Here in this example, while this bedroom setup has all the elements required for a bedroom, the arrangement seems rather off. The feature wall is located to the side, and the chandelier looms directly overhead as if the setting was suited more for a dining room than for a bedroom.
Similarly, in this example, the chandelier is positioned directly over the bed, and seen together with the side wall-mounted lights, the whole setup feels rather confused. One of the things we need to consider when using chandeliers is the glaring effect of the bulb, so imagine waking or sleeping beneath this glare every day. While it suits the purpose of illuminating the room, this lighting feature may be best used in the living room rather than the bedroom
The next element we need to look at for this bedroom scenario is the arrangement of the furniture. First and foremost, avoid all mirrors in the bedroom. If this is unavoidable, consider building a cabinet feature to hide the mirror when not in use.
The next is positioning of the bed. While the arrangement is somewhat accurate we need to look at the whole design as a totality.
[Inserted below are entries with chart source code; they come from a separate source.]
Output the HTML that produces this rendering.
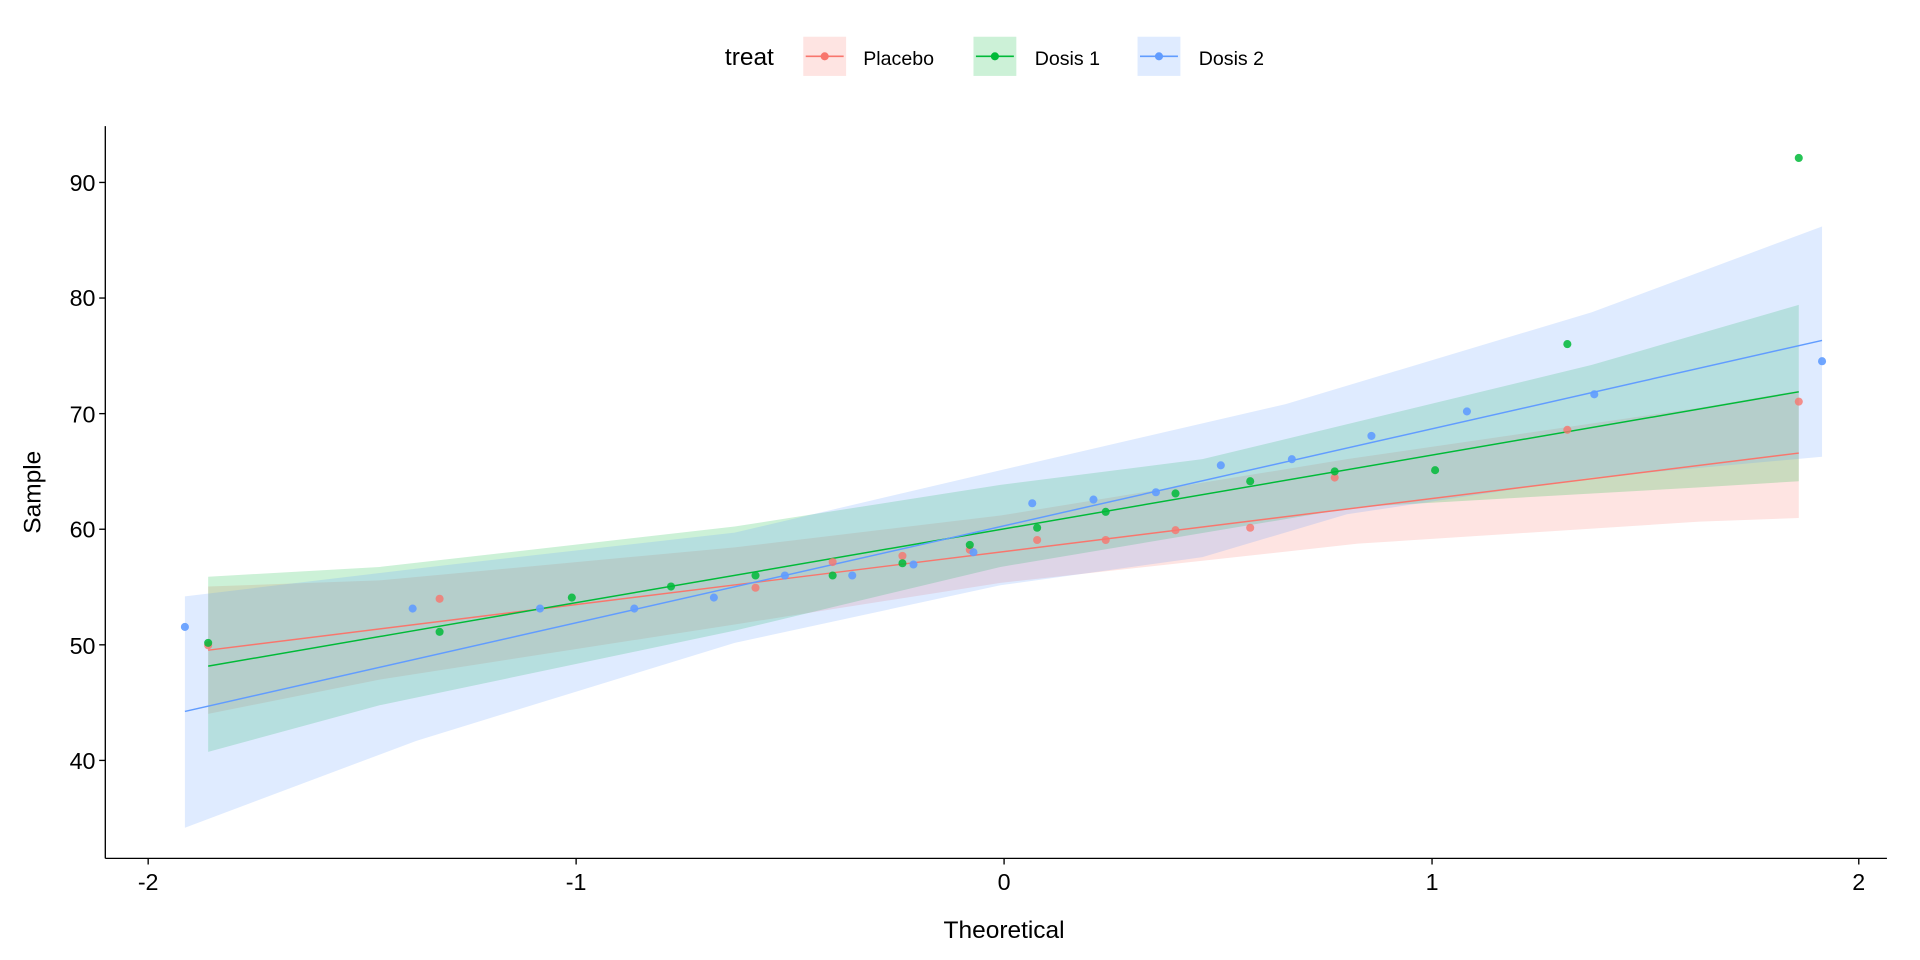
<!DOCTYPE html>
<html><head><meta charset="utf-8"><style>
html,body{margin:0;padding:0;background:#fff;}
svg{display:block;}
text{font-family:"Liberation Sans",Arial,sans-serif;}
</style></head><body>
<svg width="1920" height="960" viewBox="0 0 1568 784" xmlns="http://www.w3.org/2000/svg">
<rect width="1568" height="784" fill="#fff"/>
<!-- bands -->
<polygon fill="#F8766D" fill-opacity="0.2" points="170,479 310,474 600,447 817,421 1100,375 1388,333 1469,319 1469,423 1388,426 1109,444 817,476 600,510 310,555 170,583"/>
<polygon fill="#00BA38" fill-opacity="0.2" points="170,471 310,463 600,430 817,396 982,375 1300,298 1469,249 1469,393 1388,398 1109,414 817,463 600,515 310,576 170,614"/>
<polygon fill="#619CFF" fill-opacity="0.2" points="151,487 360,462 600,435 817,384 1050,330 1300,255 1488,185 1488,373 1300,390 1100,420 982,455 817,478 600,525 340,605 151,676"/>
<!-- lines -->
<line x1="170" y1="531" x2="1469" y2="370" stroke="#F8766D" stroke-width="1.2"/>
<line x1="170" y1="544" x2="1469" y2="320" stroke="#00BA38" stroke-width="1.2"/>
<line x1="151" y1="581" x2="1488" y2="278" stroke="#619CFF" stroke-width="1.2"/>
<!-- points -->
<g fill="#F8766D" fill-opacity="0.8">
<circle cx="170" cy="527" r="3.3"/><circle cx="359" cy="489" r="3.3"/><circle cx="617" cy="480" r="3.3"/><circle cx="680" cy="459" r="3.3"/><circle cx="737" cy="454" r="3.3"/><circle cx="792" cy="449" r="3.3"/><circle cx="847" cy="441" r="3.3"/><circle cx="903" cy="441" r="3.3"/><circle cx="960" cy="433" r="3.3"/><circle cx="1021" cy="431" r="3.3"/><circle cx="1090" cy="390" r="3.3"/><circle cx="1280" cy="351" r="3.3"/><circle cx="1469" cy="328" r="3.3"/>
</g>
<g fill="#00BA38" fill-opacity="0.85">
<circle cx="170" cy="525" r="3.3"/><circle cx="359" cy="516" r="3.3"/><circle cx="467" cy="488" r="3.3"/><circle cx="548" cy="479" r="3.3"/><circle cx="617" cy="470" r="3.3"/><circle cx="680" cy="470" r="3.3"/><circle cx="737" cy="460" r="3.3"/><circle cx="792" cy="445" r="3.3"/><circle cx="847" cy="431" r="3.3"/><circle cx="903" cy="418" r="3.3"/><circle cx="960" cy="403" r="3.3"/><circle cx="1021" cy="393" r="3.3"/><circle cx="1090" cy="385" r="3.3"/><circle cx="1172" cy="384" r="3.3"/><circle cx="1280" cy="281" r="3.3"/><circle cx="1469" cy="129" r="3.3"/>
</g>
<g fill="#619CFF" fill-opacity="0.9">
<circle cx="151" cy="512" r="3.3"/><circle cx="337" cy="497" r="3.3"/><circle cx="441" cy="497" r="3.3"/><circle cx="518" cy="497" r="3.3"/><circle cx="583" cy="488" r="3.3"/><circle cx="641" cy="470" r="3.3"/><circle cx="696" cy="470" r="3.3"/><circle cx="746" cy="461" r="3.3"/><circle cx="795" cy="451" r="3.3"/><circle cx="843" cy="411" r="3.3"/><circle cx="893" cy="408" r="3.3"/><circle cx="944" cy="402" r="3.3"/><circle cx="997" cy="380" r="3.3"/><circle cx="1055" cy="375" r="3.3"/><circle cx="1120" cy="356" r="3.3"/><circle cx="1198" cy="336" r="3.3"/><circle cx="1302" cy="322" r="3.3"/><circle cx="1488" cy="295" r="3.3"/>
</g>
<!-- axes -->
<g stroke="#000" stroke-width="1.1">
<line x1="86" y1="103" x2="86" y2="701"/>
<line x1="86" y1="701" x2="1541" y2="701"/>
<line x1="81" y1="149" x2="86" y2="149"/><line x1="81" y1="243.4" x2="86" y2="243.4"/><line x1="81" y1="337.8" x2="86" y2="337.8"/><line x1="81" y1="432.2" x2="86" y2="432.2"/><line x1="81" y1="526.6" x2="86" y2="526.6"/><line x1="81" y1="621" x2="86" y2="621"/>
<line x1="121" y1="701" x2="121" y2="706"/><line x1="470.5" y1="701" x2="470.5" y2="706"/><line x1="820" y1="701" x2="820" y2="706"/><line x1="1169.5" y1="701" x2="1169.5" y2="706"/><line x1="1518" y1="701" x2="1518" y2="706"/>
</g>
<g font-size="19" fill="#000" text-anchor="end">
<text x="78" y="156">90</text><text x="78" y="250">80</text><text x="78" y="345">70</text><text x="78" y="439">60</text><text x="78" y="534">50</text><text x="78" y="628">40</text>
</g>
<g font-size="19" fill="#000" text-anchor="middle">
<text x="121" y="727">-2</text><text x="470.5" y="727">-1</text><text x="820" y="727">0</text><text x="1169.5" y="727">1</text><text x="1518" y="727">2</text>
</g>
<text x="820" y="766" font-size="20" text-anchor="middle">Theoretical</text>
<text transform="translate(33,402) rotate(-90)" font-size="20" text-anchor="middle">Sample</text>
<!-- legend -->
<text x="592" y="53" font-size="20">treat</text>
<rect x="656" y="30" width="35" height="32" fill="#F8766D" fill-opacity="0.2"/>
<line x1="658" y1="46" x2="689" y2="46" stroke="#F8766D" stroke-width="1.3"/><circle cx="673.5" cy="46" r="3.3" fill="#F8766D"/>
<text x="705" y="53" font-size="16">Placebo</text>
<rect x="795" y="30" width="35" height="32" fill="#00BA38" fill-opacity="0.2"/>
<line x1="797" y1="46" x2="828" y2="46" stroke="#00BA38" stroke-width="1.3"/><circle cx="812.5" cy="46" r="3.3" fill="#00BA38"/>
<text x="845" y="53" font-size="16">Dosis 1</text>
<rect x="929" y="30" width="35" height="32" fill="#619CFF" fill-opacity="0.2"/>
<line x1="931" y1="46" x2="962" y2="46" stroke="#619CFF" stroke-width="1.3"/><circle cx="946.5" cy="46" r="3.3" fill="#619CFF"/>
<text x="979" y="53" font-size="16">Dosis 2</text>
</svg>
</body></html>
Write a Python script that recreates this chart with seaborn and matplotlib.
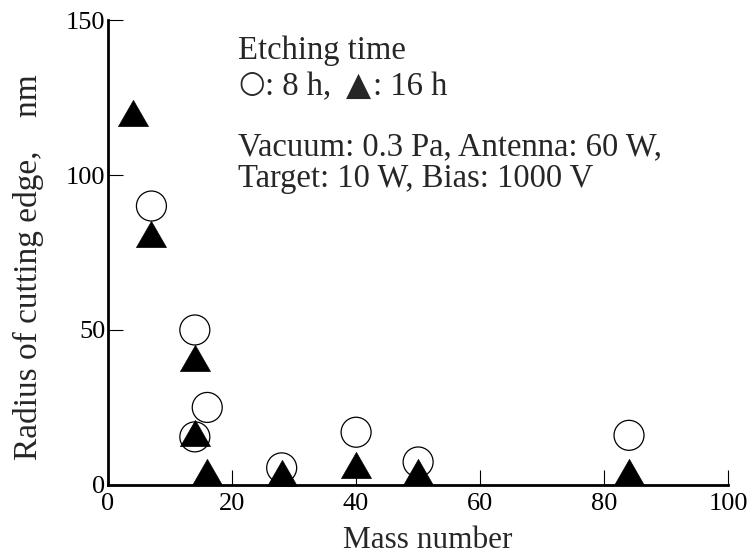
import matplotlib
matplotlib.use("Agg")
import matplotlib.pyplot as plt
import seaborn as sns
import pandas as pd

# Data
mass_8h = [7, 14, 14, 16, 28, 40, 50, 84]
radius_8h = [90, 50, 15.5, 25, 5.5, 17, 7.4, 16]
mass_16h = [4, 7, 14, 14, 16, 28, 40, 50, 84]
radius_16h = [120, 81, 41, 16.7, 4.3, 4, 6.5, 4.3, 4.3]

x_ticks = [0, 20, 40, 60, 80, 100]
y_ticks = [0, 50, 100, 150]

sns.set_theme(style="white")
plt.rcParams['font.family'] = ['Liberation Serif', 'DejaVu Sans']

df8 = pd.DataFrame({"mass": mass_8h, "radius": radius_8h})
df16 = pd.DataFrame({"mass": mass_16h, "radius": radius_16h})

fig = plt.figure(figsize=(7.5, 5.58), dpi=100)
ax = fig.add_axes([0.144, 0.131, 0.827, 0.833])

tri = [(-1.0, -0.87), (1.0, -0.87), (0.0, 0.87), (-1.0, -0.87)]

sns.scatterplot(data=df8, x="mass", y="radius", ax=ax, marker="o", s=466,
                facecolor="none", edgecolor="black", linewidth=0.9,
                clip_on=False, zorder=3)
sns.scatterplot(data=df16, x="mass", y="radius", ax=ax, marker=tri, s=466,
                color="black", edgecolor="black", linewidth=0.5,
                clip_on=False, zorder=4)

ax.set_xlim(0, 100)
ax.set_ylim(0, 150)
ax.set_xticks(x_ticks)
ax.set_yticks(y_ticks)
ax.set_xticklabels([str(v) for v in x_ticks])
ax.set_yticklabels([str(v) for v in y_ticks])

for side in ["top", "right"]:
    ax.spines[side].set_visible(False)
for side in ["left", "bottom"]:
    ax.spines[side].set_linewidth(2.0)
    ax.spines[side].set_color("black")

ax.tick_params(axis="both", direction="in", length=11, width=0.8,
               colors="black", labelsize=19)
ax.tick_params(axis="y", pad=2)
ax.tick_params(axis="x", pad=6)
ax.tick_params(axis="x", bottom=True)
ax.tick_params(axis="y", left=True)

ax.set_xlabel("Mass number", fontsize=22.5)
ax.set_ylabel("Radius of cutting edge,    nm", fontsize=24)
ax.xaxis.set_label_coords(0.516, -0.088)
ax.yaxis.set_label_coords(-0.103, 0.468)

fs = 23.5
def fx(px):
    return (px - 108) / 620.0

ax.text(fx(238), 0.916, "Etching time", transform=ax.transAxes, fontsize=fs,
        va="baseline", ha="left")
ax.text(fx(238), 0.845, "\u25CB", transform=ax.transAxes, fontsize=22,
        va="baseline", ha="left", family="DejaVu Sans", fontweight="bold")
ax.text(fx(265), 0.839, ": 8 h,", transform=ax.transAxes, fontsize=fs,
        va="baseline", ha="left")
ax.text(fx(346), 0.839, "\u25B2", transform=ax.transAxes, fontsize=23.5,
        va="baseline", ha="left", family="DejaVu Sans")
ax.text(fx(373), 0.839, ": 16 h", transform=ax.transAxes, fontsize=fs,
        va="baseline", ha="left")
ax.text(fx(238), 0.710, "Vacuum: 0.3 Pa, Antenna: 60 W,", transform=ax.transAxes,
        fontsize=fs, va="baseline", ha="left")
ax.text(fx(238), 0.641, "Target: 10 W, Bias: 1000 V", transform=ax.transAxes,
        fontsize=fs, va="baseline", ha="left")

fig.savefig("out.png", dpi=100, facecolor="white")
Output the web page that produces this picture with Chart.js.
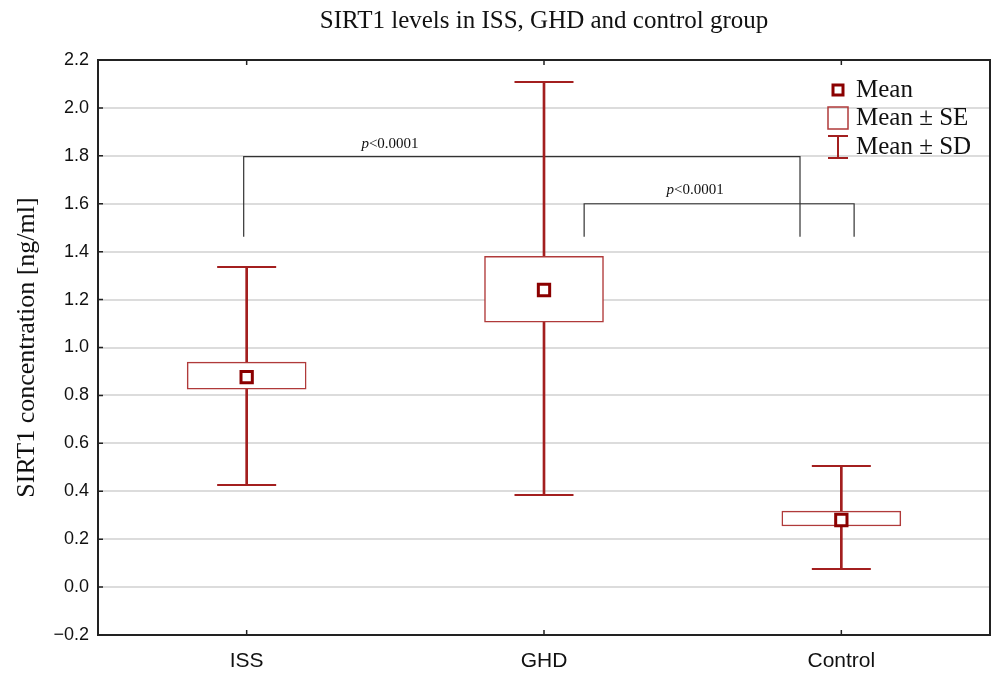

Try to create a more defined and feature-like effect for the headboard rather than a painted wall. The next is to avoid wall lights, and consider using a smaller reading lamp or recessed spotlights overhead instead. And finally, soften the feel of the room through the use of lighter coloured carpets or rugs to create a more homely effect.
The use of headboards is a personal choice and is dependent on the bed frame and concept you want to achieve. There are many different ways to design the headboard, but generally I would try to avoid features such as duplication of materials. As a general rule, the bed is the “star” of the room so to speak, so every design element should be done to compliment it. Therefore, try not to overuse one element, as repetitive use would tend to overshadow the bed feature.
In this example, the wall that backs the bed replicates the use of the timber floor planks, which then feels overwhelming. While we can use timber backing the headboard with a timber floor, try to change the material pattern to avoid this overly repetitive effect.
One of the things we need to understand is that everyone has a different expectation as to what they want for the bedroom. This is the subjective element of design. But it is the practical element that we should all try to adopt. In this example, all the key features are present to make this a comfortable bedroom. The headboard wall is a simple timber backing which complements the timber strip flooring. A rug is used to centralize the bed within the room, so the timber doesn’t dominate. The bed headboard cushion mimics the footstool, which is then carried over to the window seating to give this room design a generally balanced feel.
The only quirk I would have personally is the size of the side lighting, which seems to be large and positioned too high above the bed. But then again, this is just a personal quirk.
PROPORTION & POSITION
One of the more important rules we need to keep in mind is to maintain a sense of proportion and scale for the room. In this example, apart from the mirror in the room, the overall bed arrangement is near perfect. The general walls are painted in an off-white colour, but the feature wall is painted in a light brown tone to match the tone of the carpet flooring.
Since a carpet is used as the flooring material to create a distinction between the bed and the floor, the use of recessed lights works perfect to create the floating effect of the bed. The low walnut headboard works well as it doesn’t overwhelm the room and creates the perfect anchor to the bed. In terms of lighting, the use of recessed lights are perfect for general lighting as well as paintings, while the table lamps are proportionally chosen so they do not overwhelm the room.
In these two examples, it helps to illustrate how proportion and position are key elements in the design. The first concept has all the properties of a bedroom design, but the headboard is far too narrow, which then creates a claustrophobic feel and puts the whole proportion of the room out of sequence.
The next example looks at the small details, which may affect how we perceive the room. The slanted ceiling offers a great opportunity for natural sunlight to penetrate the room. The use of light timber tone flooring helps give prominence to the bed design, but the position of the bed could have been better justified by shifting it to the left to avoid being placed in the middle of where the ceiling is flat and slanted. While some of these features may not be obvious to the naked eye, it may end up being a quirk to some.
When we look at bedrooms designs, always keep the key elements in mind. The first is the setup of the room and how to proportionately locate the bed and other features. The next is to make sure all the elements of the bedroom are present – from the lighting, headboard, rugs, and balance of elements and colours. Finally, try to make sure you position your bed in a way that allows you to tap into one of your auspicious directions.